Abstract Peripheral Access in Functions
- Encapsulate peripheral access routines within functions to reduce code duplication and increase maintainability.
- Create specific functions to check the status of peripherals before accessing them. For example, a function to check if a UART is ready for transmission:
bool isUARTReadyForTransmission(UART_TypeDef *UARTx) {
return (UARTx->STATUS & UART_STATUS_TX_READY);
}
Implement Status Check Before Access
- Before any peripheral operation (e.g., reading or writing), call the corresponding function to ensure the peripheral is ready or in the expected state.
- Here's an example of how to use our `isUARTReadyForTransmission` function:
void sendByteUsingUART(UART_TypeDef *UARTx, uint8_t data) {
while (!isUARTReadyForTransmission(UARTx)) {
// Optionally, add a timeout or error handling if necessary
}
UARTx->TX_REG = data;
}
Incorporate Error Handling
- Design robust error handling to cater to scenarios where the peripheral does not become ready within the expected duration.
- This may include implementing a timeout mechanism or checking for error flags in the peripheral status register.
- An enhanced version of the UART sending function with timeout:
bool sendByteUsingUARTWithTimeout(UART_TypeDef *UARTx, uint8_t data, uint32_t timeout_ms) {
uint32_t startTime = getSystemTime(); // Assume a function that gives system time in ms
while (!isUARTReadyForTransmission(UARTx)) {
if ((getSystemTime() - startTime) > timeout_ms) {
return false; // Error: Timeout
}
}
UARTx->TX_REG = data;
return true;
}
Refactor for Modularity
- Modularize your codebase to separate peripheral initialization, status checking, data reading/writing, and error handling into distinct units.
- Utilize header files to declare peripheral access APIs, promoting reusability and clarity across different modules of your firmware.

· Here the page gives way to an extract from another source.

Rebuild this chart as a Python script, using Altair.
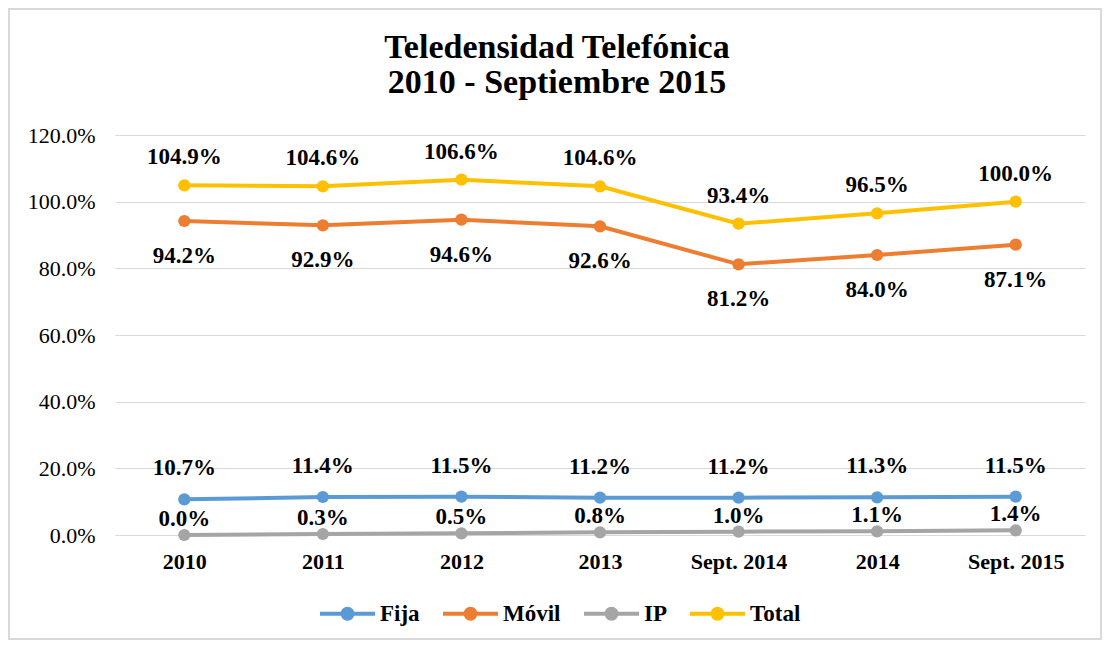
import altair as alt
import pandas as pd

categories = ["2010", "2011", "2012", "2013", "Sept. 2014", "2014", "Sept. 2015"]
series_names = ["Fija", "Móvil", "IP", "Total"]
fija = [10.7, 11.4, 11.5, 11.2, 11.2, 11.3, 11.5]
movil = [94.2, 92.9, 94.6, 92.6, 81.2, 84.0, 87.1]
ip = [0.0, 0.3, 0.5, 0.8, 1.0, 1.1, 1.4]
total = [104.9, 104.6, 106.6, 104.6, 93.4, 96.5, 100.0]
colors = ["#5B9BD5", "#ED7D31", "#A5A5A5", "#FFC000"]
y_ticks = [0, 20, 40, 60, 80, 100, 120]
title_lines = ["Teledensidad Telefónica", "2010 - Septiembre 2015"]

rows = []
for name, vals in zip(series_names, [fija, movil, ip, total]):
    for c, v in zip(categories, vals):
        rows.append({"cat": c, "series": name, "value": v})
df = pd.DataFrame(rows)

FONT = "Liberation Serif"
W, H = 970, 400

x_enc = alt.X(
    "cat:N", sort=categories,
    scale=alt.Scale(type="point", padding=0.5),
    axis=alt.Axis(title=None, labelAngle=0, labelFont=FONT, labelFontWeight="bold",
                  labelFontSize=22, labelColor="black", labelPadding=16,
                  domain=False, ticks=False, grid=False),
)
y_enc = alt.Y(
    "value:Q",
    scale=alt.Scale(domain=[0, 120], nice=False),
    axis=alt.Axis(title=None, values=y_ticks,
                  labelExpr="format(datum.value, '.1f') + '%'",
                  labelFont=FONT, labelFontSize=22, labelColor="black", labelPadding=20,
                  domain=False, ticks=False, grid=True, gridColor="#D9D9D9", gridWidth=1),
)

r1, r2 = 0.18, 0.055
def circ(r):
    return f"M{r},0A{r},{r},0,1,1,{-r},0A{r},{r},0,1,1,{r},0"
sym_path = "M-1,0L1,0" + circ(r1) + circ(r2)

stroke_scale = alt.Scale(domain=series_names, range=colors)

base = alt.Chart(df)

lines = base.mark_line(strokeWidth=4).encode(
    x=x_enc, y=y_enc,
    stroke=alt.Stroke("series:N", scale=stroke_scale, sort=series_names,
                      legend=alt.Legend(title=None, orient="none", direction="horizontal",
                                        legendX=203, legendY=449,
                                        symbolType=sym_path, symbolSize=3025,
                                        symbolStrokeWidth=4,
                                        labelFont=FONT, labelFontWeight="bold",
                                        labelFontSize=23, labelColor="black",
                                        labelOffset=3, columnPadding=15)),
    order=alt.Order("cat_idx:Q"),
).transform_calculate(
    cat_idx="indexof(" + str(categories) + ", datum.cat)"
)

points = base.mark_point(filled=True, size=150, opacity=1).encode(
    x=x_enc, y=y_enc,
    fill=alt.Fill("series:N", scale=alt.Scale(domain=series_names, range=colors), legend=None),
)

dys = {"Fija": -31, "Móvil": 35, "IP": -16, "Total": -28}
texts = []
for name in series_names:
    t = base.transform_filter(alt.datum.series == name).transform_calculate(
        lab="format(datum.value, '.1f') + '%'"
    ).mark_text(font=FONT, fontWeight="bold", fontSize=23, color="black", dy=dys[name]).encode(
        x=x_enc, y=y_enc, text="lab:N"
    )
    texts.append(t)

one = pd.DataFrame({"a": [0]})
border = alt.Chart(one).mark_rect(
    fill="transparent", stroke="#D9D9D9", strokeWidth=2
).encode(
    x=alt.value(-106), x2=alt.value(W + 16),
    y=alt.value(-126), y2=alt.value(H + 104),
)

title_y = [-77, -42]
titles = [
    alt.Chart(one).mark_text(font=FONT, fontWeight="bold", fontSize=34, color="black",
                             align="center", baseline="alphabetic").encode(
        x=alt.value(442), y=alt.value(ty), text=alt.value(tl))
    for tl, ty in zip(title_lines, title_y)
]

chart = alt.layer(border, lines, points, *texts, *titles).properties(
    width=W, height=H,
    padding={"left": 107, "top": 127, "right": 17, "bottom": 105},
    autosize=alt.AutoSizeParams(type="none"),
).configure_view(stroke=None)

chart.save("out.html", embed_options={"renderer": "svg", "actions": False})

- Ensure consistency of peripheral access patterns throughout your codebase to prevent inadvertent errors.
Test and Validate
- Test the firmware on actual hardware, ensuring the peripherals are accessed as expected without causing deadlock or faulty behavior.
- Utilize debugging tools and logging mechanisms to trace peripheral access flows and pinpoint any issues.
- Consider edge cases and stress test under varied conditions to validate robustness.
Optimize Performance if Necessary
- Once functionality is assured, assess whether the peripheral polling mechanisms can be optimized via interrupts or direct memory access (DMA) to conserve processing power.
- Implement optimizations iteratively, ensuring they do not introduce new issues.